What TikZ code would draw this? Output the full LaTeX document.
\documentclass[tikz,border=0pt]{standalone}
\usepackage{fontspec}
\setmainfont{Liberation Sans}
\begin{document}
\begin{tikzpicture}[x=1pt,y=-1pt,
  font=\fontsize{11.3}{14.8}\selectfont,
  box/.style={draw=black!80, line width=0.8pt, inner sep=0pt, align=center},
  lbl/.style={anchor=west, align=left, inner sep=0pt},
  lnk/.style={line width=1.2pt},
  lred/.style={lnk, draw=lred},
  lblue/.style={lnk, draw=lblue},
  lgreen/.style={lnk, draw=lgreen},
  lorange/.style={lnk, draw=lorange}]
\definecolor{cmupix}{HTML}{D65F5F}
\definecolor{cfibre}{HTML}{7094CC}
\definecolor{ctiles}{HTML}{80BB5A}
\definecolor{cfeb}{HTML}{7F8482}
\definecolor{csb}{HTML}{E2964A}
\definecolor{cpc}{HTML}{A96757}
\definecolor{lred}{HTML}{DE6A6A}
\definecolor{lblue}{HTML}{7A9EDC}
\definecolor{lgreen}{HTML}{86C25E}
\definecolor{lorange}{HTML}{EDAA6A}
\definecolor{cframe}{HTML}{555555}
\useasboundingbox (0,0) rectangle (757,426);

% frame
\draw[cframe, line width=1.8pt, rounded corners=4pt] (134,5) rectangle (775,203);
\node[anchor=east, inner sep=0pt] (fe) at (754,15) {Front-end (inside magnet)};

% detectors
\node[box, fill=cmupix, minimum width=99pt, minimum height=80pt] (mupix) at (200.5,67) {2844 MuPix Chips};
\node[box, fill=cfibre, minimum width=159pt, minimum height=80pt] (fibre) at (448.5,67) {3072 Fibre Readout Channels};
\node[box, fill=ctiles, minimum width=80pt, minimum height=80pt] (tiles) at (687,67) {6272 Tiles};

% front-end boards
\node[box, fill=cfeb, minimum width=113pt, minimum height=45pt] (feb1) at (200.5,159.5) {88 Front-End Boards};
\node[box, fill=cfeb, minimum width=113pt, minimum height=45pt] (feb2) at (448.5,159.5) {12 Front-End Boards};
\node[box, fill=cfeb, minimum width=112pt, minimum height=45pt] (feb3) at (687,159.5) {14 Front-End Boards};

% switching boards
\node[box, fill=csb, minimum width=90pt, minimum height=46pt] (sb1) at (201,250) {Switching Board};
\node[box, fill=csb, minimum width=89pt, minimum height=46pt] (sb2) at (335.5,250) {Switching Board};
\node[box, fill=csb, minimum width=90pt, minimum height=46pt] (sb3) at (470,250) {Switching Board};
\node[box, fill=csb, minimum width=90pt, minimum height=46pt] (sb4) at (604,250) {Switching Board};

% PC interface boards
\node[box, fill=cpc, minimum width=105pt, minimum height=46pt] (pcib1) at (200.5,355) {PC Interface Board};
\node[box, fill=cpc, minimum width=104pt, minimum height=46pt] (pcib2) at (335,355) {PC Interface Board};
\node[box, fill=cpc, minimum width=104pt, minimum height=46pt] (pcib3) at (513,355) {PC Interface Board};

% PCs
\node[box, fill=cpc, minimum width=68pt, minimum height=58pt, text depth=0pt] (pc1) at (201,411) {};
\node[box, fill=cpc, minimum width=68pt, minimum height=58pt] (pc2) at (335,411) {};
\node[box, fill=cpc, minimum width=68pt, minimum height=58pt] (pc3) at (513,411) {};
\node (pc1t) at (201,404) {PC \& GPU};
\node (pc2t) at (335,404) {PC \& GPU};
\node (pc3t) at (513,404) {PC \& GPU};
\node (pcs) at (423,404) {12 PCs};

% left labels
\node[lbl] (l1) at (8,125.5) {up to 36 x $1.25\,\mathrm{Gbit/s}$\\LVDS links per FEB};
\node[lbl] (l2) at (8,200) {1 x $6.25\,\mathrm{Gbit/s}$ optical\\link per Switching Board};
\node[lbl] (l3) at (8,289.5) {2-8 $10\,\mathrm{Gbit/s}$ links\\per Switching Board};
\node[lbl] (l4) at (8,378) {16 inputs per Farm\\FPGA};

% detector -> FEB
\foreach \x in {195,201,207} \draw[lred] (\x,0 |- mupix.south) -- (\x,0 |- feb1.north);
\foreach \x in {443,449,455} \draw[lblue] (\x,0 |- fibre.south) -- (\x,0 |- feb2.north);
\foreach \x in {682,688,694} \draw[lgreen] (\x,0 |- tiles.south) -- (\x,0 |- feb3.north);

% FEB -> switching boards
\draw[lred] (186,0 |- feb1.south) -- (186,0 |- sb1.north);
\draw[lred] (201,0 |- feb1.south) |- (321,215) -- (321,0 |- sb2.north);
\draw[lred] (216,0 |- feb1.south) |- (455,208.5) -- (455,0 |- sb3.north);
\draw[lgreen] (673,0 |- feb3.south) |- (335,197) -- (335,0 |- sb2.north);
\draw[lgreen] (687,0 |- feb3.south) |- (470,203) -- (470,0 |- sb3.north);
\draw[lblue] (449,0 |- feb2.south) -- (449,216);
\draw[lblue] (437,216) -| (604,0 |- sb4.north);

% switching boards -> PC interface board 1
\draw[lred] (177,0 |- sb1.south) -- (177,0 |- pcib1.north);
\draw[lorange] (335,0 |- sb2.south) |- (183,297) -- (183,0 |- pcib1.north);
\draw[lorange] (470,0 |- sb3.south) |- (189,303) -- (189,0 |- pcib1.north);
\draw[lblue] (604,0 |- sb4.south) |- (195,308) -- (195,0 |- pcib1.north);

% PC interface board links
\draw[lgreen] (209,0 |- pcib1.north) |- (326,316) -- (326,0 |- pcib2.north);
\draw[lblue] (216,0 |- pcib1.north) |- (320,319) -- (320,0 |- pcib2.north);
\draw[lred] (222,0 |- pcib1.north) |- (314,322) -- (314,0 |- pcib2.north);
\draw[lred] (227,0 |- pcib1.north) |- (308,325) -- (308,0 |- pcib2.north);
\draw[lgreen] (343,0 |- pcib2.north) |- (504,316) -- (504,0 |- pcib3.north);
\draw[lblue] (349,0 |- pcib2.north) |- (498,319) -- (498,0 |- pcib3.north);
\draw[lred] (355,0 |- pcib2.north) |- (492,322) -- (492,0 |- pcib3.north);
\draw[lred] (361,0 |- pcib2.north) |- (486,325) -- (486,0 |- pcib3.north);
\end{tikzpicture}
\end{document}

Exercise task =
Quote exactly the first line of the data and every line after it through the one holding "inner sep=0pt] (fe)".

Solution =
What TikZ code would draw this? Output the full LaTeX document.
\documentclass[tikz,border=0pt]{standalone}
\usepackage{fontspec}
\setmainfont{Liberation Sans}
\begin{document}
\begin{tikzpicture}[x=1pt,y=-1pt,
  font=\fontsize{11.3}{14.8}\selectfont,
  box/.style={draw=black!80, line width=0.8pt, inner sep=0pt, align=center},
  lbl/.style={anchor=west, align=left, inner sep=0pt},
  lnk/.style={line width=1.2pt},
  lred/.style={lnk, draw=lred},
  lblue/.style={lnk, draw=lblue},
  lgreen/.style={lnk, draw=lgreen},
  lorange/.style={lnk, draw=lorange}]
\definecolor{cmupix}{HTML}{D65F5F}
\definecolor{cfibre}{HTML}{7094CC}
\definecolor{ctiles}{HTML}{80BB5A}
\definecolor{cfeb}{HTML}{7F8482}
\definecolor{csb}{HTML}{E2964A}
\definecolor{cpc}{HTML}{A96757}
\definecolor{lred}{HTML}{DE6A6A}
\definecolor{lblue}{HTML}{7A9EDC}
\definecolor{lgreen}{HTML}{86C25E}
\definecolor{lorange}{HTML}{EDAA6A}
\definecolor{cframe}{HTML}{555555}
\useasboundingbox (0,0) rectangle (757,426);

% frame
\draw[cframe, line width=1.8pt, rounded corners=4pt] (134,5) rectangle (775,203);
\node[anchor=east, inner sep=0pt] (fe) at (754,15) {Front-end (inside magnet)};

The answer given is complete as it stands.